Suffolk County is investigating an attempted ransomware attack after possible unauthorized data access, according to the Suffolk News-Herald. The attack was caught before full encryption or data exfiltration occurred, but the incident illustrates a persistent threat pattern: local government systems, which often operate with constrained IT budgets and legacy infrastructure, remain primary targets for ransomware operators.
This matters for preparedness because county government systems control critical administrative functions—permit databases, property records, payroll, and emergency management coordination. A successful ransomware breach doesn't just disrupt local services; it can delay emergency response, create data privacy risks for residents, and force expensive recovery operations funded by taxpayers.

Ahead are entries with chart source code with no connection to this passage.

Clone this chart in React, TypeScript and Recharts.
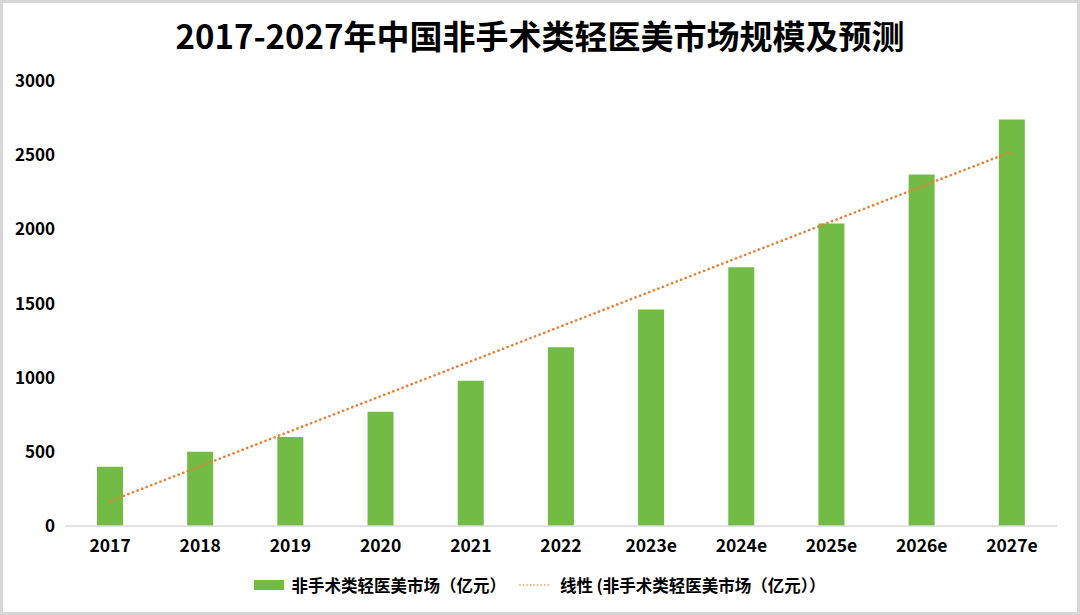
import { Bar, ComposedChart, Line, XAxis, YAxis } from "recharts";

const years = ["2017", "2018", "2019", "2020", "2021", "2022", "2023e", "2024e", "2025e", "2026e", "2027e"];
const marketSize = [400, 500, 600, 770, 980, 1205, 1460, 1745, 2040, 2370, 2740];
const yTicks = [0, 500, 1000, 1500, 2000, 2500, 3000];

const seriesName = "非手术类轻医美市场（亿元）";
const trendName = "线性 (非手术类轻医美市场（亿元））";

// linear trendline (least squares), like the spreadsheet's "线性" trend
const n = marketSize.length;
const meanX = (n - 1) / 2;
const meanY = marketSize.reduce((a, b) => a + b, 0) / n;
let sxy = 0;
let sxx = 0;
marketSize.forEach((v, i) => {
  sxy += (i - meanX) * (v - meanY);
  sxx += (i - meanX) * (i - meanX);
});
const slope = sxy / sxx;
const intercept = meanY - slope * meanX;

const data = years.map((year, i) => ({
  year,
  value: marketSize[i],
  trend: intercept + slope * i,
}));

const FONT = '"Noto Sans CJK SC", "Noto Sans", sans-serif';
const GREEN = "#72BB45";
const ORANGE = "#ED7D31";

export default function App() {
  return (
    <div style={{ position: "relative", width: 1080, height: 615, background: "#fff", fontFamily: FONT }}>
      <style>{"body{margin:0}"}</style>
      <div
        style={{
          position: "absolute",
          top: 0,
          left: 0,
          width: 1080,
          textAlign: "center",
          lineHeight: "70px",
          fontSize: 33,
          fontWeight: 700,
          color: "#000",
        }}
      >
        2017-2027年中国非手术类轻医美市场规模及预测
      </div>

      <div style={{ position: "absolute", top: 0, left: 0 }}>
        <ComposedChart width={1080} height={615} data={data} margin={{ top: 81, right: 23, bottom: 0, left: 0 }}>
          <XAxis
            dataKey="year"
            height={89}
            tickLine={false}
            tickSize={0}
            tickMargin={14}
            axisLine={{ stroke: "#d9d9d9", strokeWidth: 1.5 }}
            tick={{ fill: "#000", fontSize: 17.5, fontWeight: 700, fontFamily: FONT }}
          />
          <YAxis
            width={65}
            domain={[0, 3000]}
            ticks={yTicks}
            axisLine={false}
            tickLine={false}
            tickSize={0}
            tickMargin={10}
            tick={{ fill: "#000", fontSize: 17, fontWeight: 700, fontFamily: FONT }}
          />
          <Bar dataKey="value" name={seriesName} fill={GREEN} barSize={26} isAnimationActive={false} />
          <Line
            dataKey="trend"
            name={trendName}
            type="linear"
            stroke={ORANGE}
            strokeWidth={2.6}
            strokeDasharray="0.1 4.8"
            strokeLinecap="round"
            dot={false}
            activeDot={false}
            isAnimationActive={false}
          />
        </ComposedChart>
      </div>

      {/* Legend */}
      <div
        style={{
          position: "absolute",
          top: 573,
          left: 0,
          width: 1080,
          display: "flex",
          justifyContent: "center",
          alignItems: "center",
          gap: 12,
          fontSize: 16.5,
          fontWeight: 700,
          color: "#000",
          lineHeight: "24px",
        }}
      >
        <div style={{ display: "flex", alignItems: "center", gap: 7 }}>
          <div style={{ width: 30, height: 10, background: GREEN }} />
          <span>{seriesName}</span>
        </div>
        <div style={{ display: "flex", alignItems: "center", gap: 8 }}>
          <svg width={34} height={6}>
            <line x1={2} y1={3} x2={32} y2={3} stroke={ORANGE} strokeWidth={1.5} strokeDasharray="0.1 3.4" strokeLinecap="round" />
          </svg>
          <span>{trendName}</span>
        </div>
      </div>

      <div
        style={{
          position: "absolute",
          inset: 0,
          border: "3px solid #d6d6d6",
          pointerEvents: "none",
        }}
      />
    </div>
  );
}
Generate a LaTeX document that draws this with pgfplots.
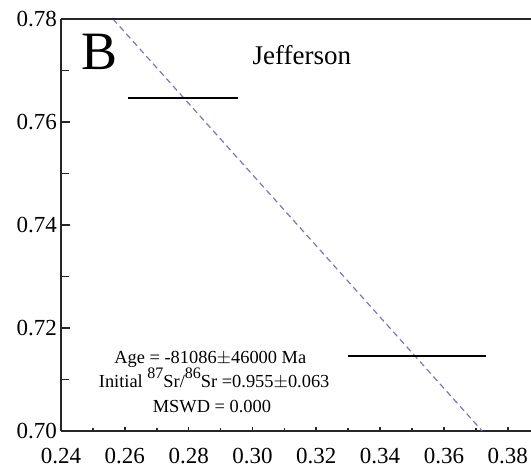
\documentclass[border=0pt]{standalone}
\usepackage{fontspec}
\setmainfont{Liberation Serif}
\usepackage{pgfplots}
\pgfplotsset{compat=1.18}

\definecolor{isoline}{RGB}{120,120,190}

\newcommand{\iso}[1]{\raisebox{0.45em}{\fontsize{8}{8}\selectfont #1}}

\pgfplotsset{
  frame/.style={
    scale only axis,
    width=235pt, height=206pt,
    xmin=0.24, xmax=0.3873,
    ymin=0.70, ymax=0.78,
    axis x line*=bottom,
    axis y line*=left,
    axis line style={line width=1.2pt, black!85},
    xtick={0.24,0.26,...,0.381},
    ytick={0.70,0.72,...,0.781},
    minor x tick num=1,
    minor y tick num=1,
    tick align=inside,
    tick style={black!85, line width=0.8pt},
  },
}

\begin{document}
\begin{tikzpicture}
\begin{axis}[
  frame,
  name=ax,
  major tick length=2pt, minor tick length=1.5pt,
  y tick style={draw=none},
  ticklabel style={font=\fontsize{11.5}{12}\selectfont},
  xticklabel style={yshift=-5pt},
  yticklabel style={xshift=1.5pt},
  /pgf/number format/assume math mode=true,
  /pgf/number format/fixed,
  /pgf/number format/fixed zerofill,
  /pgf/number format/precision=2,
  scaled ticks=false,
  clip=false,
]
  % isochron line
  \addplot[isoline, line width=0.6pt, dash pattern=on 3pt off 2pt]
    coordinates {(0.2563,0.78) (0.3720,0.70)};
  % sample error bars
  \addplot[draw=none, mark=none,
    error bars/.cd, x dir=both, x explicit, error mark=none,
    error bar style={line width=1pt, black}]
    coordinates {
      (0.2783,0.7647) +- (0.0173,0)
      (0.3516,0.7146) +- (0.0216,0)
    };
  \draw[line width=1.2pt, black!85] (rel axis cs:0,1) -- (rel axis cs:1,1);
  \node[anchor=base, font=\fontsize{27}{27}\selectfont, inner sep=0pt] at (axis cs:0.2522,0.7701) {B};
  \node[anchor=base, font=\fontsize{13.5}{14}\selectfont, inner sep=0pt] at (axis cs:0.3155,0.7711) {Jefferson};
  \node[anchor=base, font=\fontsize{9.2}{10}\selectfont, inner sep=0pt] at (axis cs:0.2868,0.7132) {Age = -81086$\pm$46000 Ma};
  \node[anchor=base, font=\fontsize{9.2}{10}\selectfont, inner sep=0pt] at (axis cs:0.2880,0.7085) {Initial \iso{87}Sr/\iso{86}Sr =0.955$\pm$0.063};
  \node[anchor=base, font=\fontsize{9.2}{10}\selectfont, inner sep=0pt] at (axis cs:0.2873,0.7035) {MSWD = 0.000};
\end{axis}
% longer ticks on the y axis
\begin{axis}[
  frame,
  hide x axis,
  major tick length=4.5pt, minor tick length=4pt,
  yticklabels={},
]
\end{axis}
\pgfresetboundingbox
\path (ax.south west) ++(-30.5pt,-18pt) coordinate (bl);
\path (ax.north east) ++(0pt,9.5pt) coordinate (tr);
\path[use as bounding box] (bl) rectangle (tr);
\end{tikzpicture}
\end{document}
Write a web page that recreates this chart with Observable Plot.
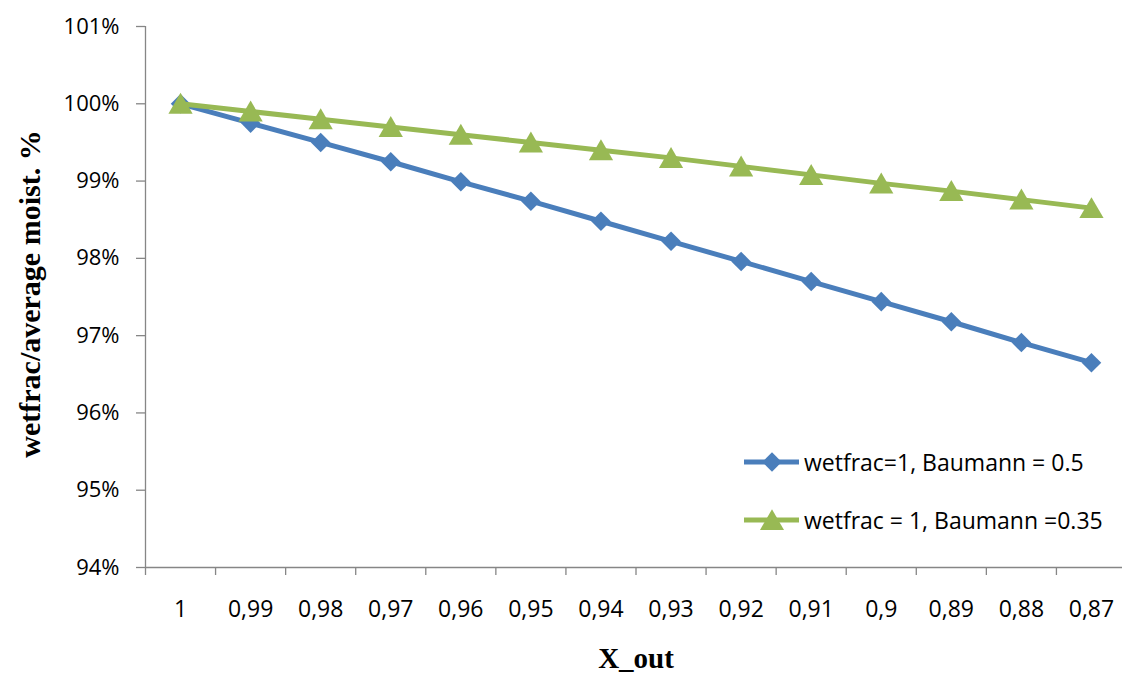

The attempted nature of this intrusion is noteworthy. It suggests either detection protocols worked as intended, or the attacker encountered unexpected resistance. Either way, the threat vector was active and recent enough to warrant public investigation.
WHAT TO WATCH: Monitor whether Suffolk County releases details on the attack vector (email phishing, vulnerable web application, credential compromise). Such details often predict which other municipalities face similar risk. If the attack chain involved a commonly exploited vulnerability, watch for coordinated ransomware campaigns targeting other Northeast municipalities within 2-4 weeks—a typical pattern when a successful technique emerges.
Also track whether the county discloses whether backups were compromised or offline. Backup integrity is the difference between "inconvenient" and "catastrophic" recovery timelines. If backups were clean, expect recovery in days. If they were encrypted or deleted, expect weeks or months of operational degradation.